Le 16 septembre 2025, à l’aéroport Félix Houphouët-Boigny, une marée humaine accueille les vice-championnes d’Afrique. Cris, chants, drapeaux : les éléphantes U16 sont reçues comme des héroïnes nationales.

Quelques jours plus tard, l’État ivoirien officialise sa reconnaissance et offre 4 millions de francs CFA à chaque joueuse puis prend l’engagement de les accompagner pour la Coupe du Monde Féminine U17 de basketball.

Un impact qui dépasse le parquet

Au-delà du trophée, l’exploit a une portée sociale.

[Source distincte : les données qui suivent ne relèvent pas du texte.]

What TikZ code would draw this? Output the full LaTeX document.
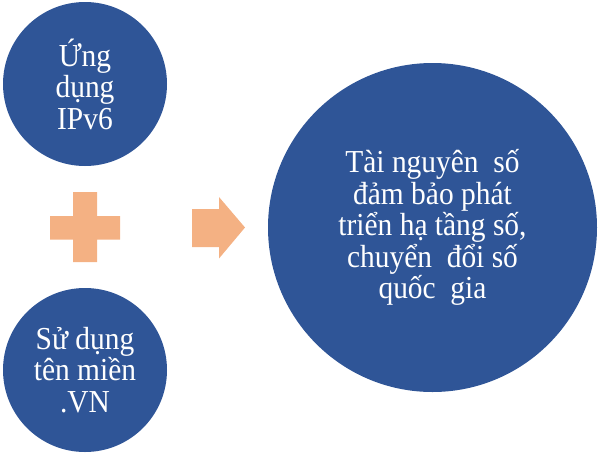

Dans les quartiers populaires d’Abobo, de Cocody, de Yopougon, de Treichville, etc., les parents prennent l’initiative d’inscrire leurs enfants dans des centres de formation de basketball, et de nombreuses petites filles brandissent désormais des ballons orange, rêvant de suivre les traces de Jane Mary Diomandé, Emmanuela WILLIAM ou d’Ella Gnaman KONÉ leur capitaine modèle.

Pour des spécialistes, ce parcours est le symbole d’un renouveau.

La Côte d’Ivoire n’est plus un outsider. Elle est devenue une nation qui compte. Et ce n’est que le début.

analyse Yves-Gerard ABO, fondateur du média Police du Sport.

Un regard fixé vers la Coupe du Monde U17

L’histoire ne s’arrête pas là. En 2026, les jeunes éléphantes basketteuses iront représenter la Côte d’Ivoire pour la première fois à la Coupe du Monde U17. Une première historique car le défi sera immense, mais elles ont déjà prouvé qu’elles pouvaient renverser des montagnes.